クッションの有無、それぞれおすすめの競泳ゴーグル
クッションあり (海外&日本で人気) | クッションあり (日本規格) | クッションなし (日本人とも相性抜群) |
COBRA ULTRA(arena) XCEED(Phelps) | Blade ORCA(VIEW) ヴァルキリー(SWANS) ファルコン(SWANS) | Blade(VIEW) sniper(SWANS) SR-11J(SWANS)※ジュニア aquaforce SWiFT(arena) GX SONIC EYE J(mizuno) |
3.視野角(視野の広さ・狭さ)
試合中や練習中に見える角度(視野角)を気にされたことはありますでしょうか。
横の選手との駆け引きを見るために広いゴーグルを好む選手もいれば、自分の世界に集中したいからと、視野の狭いゴーグルを選ぶ選手もいる。横ではなく、前方向の視野を大事にする選手もいます。視界が広いから良いというわけではなく、それぞれの水泳選手が何を大事にするのかが非常に大事です。
参考までに、雑誌Tarzanで記事にもなった中村克選手が海外のゴーグルをあえて取り入れている理由をご覧ください。

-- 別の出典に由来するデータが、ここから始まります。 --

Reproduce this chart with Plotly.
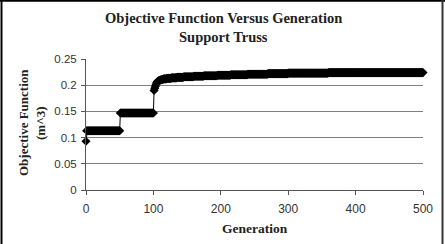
import numpy as np
import plotly.graph_objects as go

step_values = [0.093, 0.113, 0.147, 0.190, 0.194, 0.198, 0.202, 0.205, 0.207,
               0.209, 0.210, 0.211, 0.212, 0.213, 0.214, 0.215, 0.216, 0.217,
               0.218, 0.219, 0.220, 0.221, 0.222, 0.223, 0.224]
step_counts = [1, 50, 50, 1, 1, 1, 1, 1, 2,
               2, 2, 3, 5, 7, 8, 10, 15, 15,
               20, 20, 25, 30, 30, 60, 141]

generations = list(range(sum(step_counts)))
objective = list(np.repeat(step_values, step_counts))

x_ticks = [0, 100, 200, 300, 400, 500]
y_ticks = [0, 0.05, 0.1, 0.15, 0.2, 0.25]
y_tick_labels = ["0", "0.05", "0.1", "0.15", "0.2", "0.25"]

title_line1 = "Objective Function Versus Generation"
title_line2 = "Support Truss"
x_title = "Generation"
y_title1 = "Objective Function"
y_title2 = "(m^3)"

W, H = 445, 244
L, R, T, B = 86, 22, 59, 54
pw, ph = W - L - R, H - T - B

def px(xp):
    return (xp - L) / pw

def py(yp):
    return (H - B - yp) / ph

fig = go.Figure()
fig.add_trace(go.Scatter(
    x=generations, y=objective, mode="lines+markers",
    line=dict(color="black", width=1),
    marker=dict(symbol="diamond", size=7, color="black"),
    showlegend=False, cliponaxis=False,
))

serif = "Liberation Serif"
sans = "Liberation Sans"

def ann(text, x, y, size, angle=0):
    return dict(text="<b>" + text + "</b>", x=px(x), y=py(y), xref="paper", yref="paper",
                showarrow=False, textangle=angle,
                font=dict(family=serif, size=size, color="#222"),
                xanchor="center", yanchor="middle")

fig.update_layout(
    width=W, height=H,
    margin=dict(l=L, r=R, t=T, b=B),
    paper_bgcolor="white", plot_bgcolor="white",
    xaxis=dict(range=[0, 500], tickvals=x_ticks, showgrid=False, zeroline=False,
               showline=True, linecolor="#555", linewidth=1,
               ticks="outside", ticklen=4, tickcolor="#555", ticklabelstandoff=4,
               tickfont=dict(family=sans, size=12, color="#333")),
    yaxis=dict(range=[0, 0.25], tickvals=y_ticks, ticktext=y_tick_labels,
               showgrid=True, gridcolor="#808080", gridwidth=1, zeroline=False,
               showline=True, linecolor="#555", linewidth=1,
               ticks="outside", ticklen=4, tickcolor="#555", ticklabelstandoff=2,
               tickfont=dict(family=sans, size=11.5, color="#333")),
    annotations=[
        ann(title_line1, 223, 18, 14.5),
        ann(title_line2, 223, 37, 14.5),
        ann(x_title, 255, 228, 13.5),
        ann(y_title1, 23, 123, 13, -90),
        ann(y_title2, 40, 123, 13, -90),
    ],
    shapes=[
        dict(type="line", xref="paper", yref="paper", x0=px(1.5), x1=px(1.5),
             y0=py(0), y1=py(244), line=dict(color="black", width=2)),
        dict(type="line", xref="paper", yref="paper", x0=px(0), x1=px(445),
             y0=py(0.7), y1=py(0.7), line=dict(color="black", width=2)),
        dict(type="line", xref="paper", yref="paper", x0=px(442.5), x1=px(442.5),
             y0=py(0), y1=py(244), line=dict(color="#333", width=2)),
    ],
)

fig.write_html("out.html")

このゴーグルと“良い景色”を見ていきたい。水泳選手・中村克のバディ
https://tarzanweb.jp/post-195480
この記事からも、ご自身の泳ぎの特徴が分かっているからこその美学を感じますよね。
皆さんの泳ぎに合わせた視野角はなんでしょうか。
ゴーグルの視野角の違いは下記の通り。
メーカー | シリーズ | 横方向 | 進行方向 (上方向) |
SWANS | SRX | やや狭い | 普通 |
SWANS | Sniper | 広い※1 | 普通 |
AQUASPHERE | XCEED | 広い | よく見える |
mizuno | GX SONIC EYE J | とても広い | 普通 |
VIEW | Blade | 広い | 普通 |
VIEW | Blade F | 広い | よく見える |
arena | COBRA ULTRA | 広い | よく見える |
arena | AQUAFORCE SWiFT | 広い※ | よく見える |
上記についてどのように計測したのかという様子を撮影したのが下記のYouTubeです。
4.中から見える色・明るさ
スイマーはゴーグルの影響や水中の影響などによって、見える視界の色が一気に変わるため、非常に大事です。
明るさだけで判別するならば屋外ではスモークが強めの色、屋内ではクリアに近い色味を選ぶのも大事です。バックストローク(背泳ぎ)のように上を見上げ続ける競技は、暗めを選ぶ人が多くいます。照明が強い会場や、外の会場では背泳ぎ選手の苦労も一入です。
また色味も大事です。
青色や緑色にはリラックス、赤色には心を奮い立たせる色などのように昔から言われていますが、色に関する本を読み、色の認識を改めなければいけないと思うようになりました。水泳選手の間では”勝ち色”という言葉がよく聞かれ、それによって実績を上げる選手も多くいらっしゃいます。私たちは専門家ではありませんので、GoogleやSNSなどで「勝ち色」と検索してみてください。
トップ選手は、ゴーグルならこの色と決めている選手も非常に多い事実を見ても、色の大事さの裏付けと言えるかもしれません。
さて、いかがでしたでしょうか。
競泳ゴーグルにも個性があります。見た目のカッコよさや、「〇〇選手と同じものを着用したい!」という視点でのゴーグル選びも良いと思いますが、速く泳ぎたいと思った時に、こういった視点でみてみるのもおすすめです。
皆さんのゴーグル選びの参考になれば幸いです。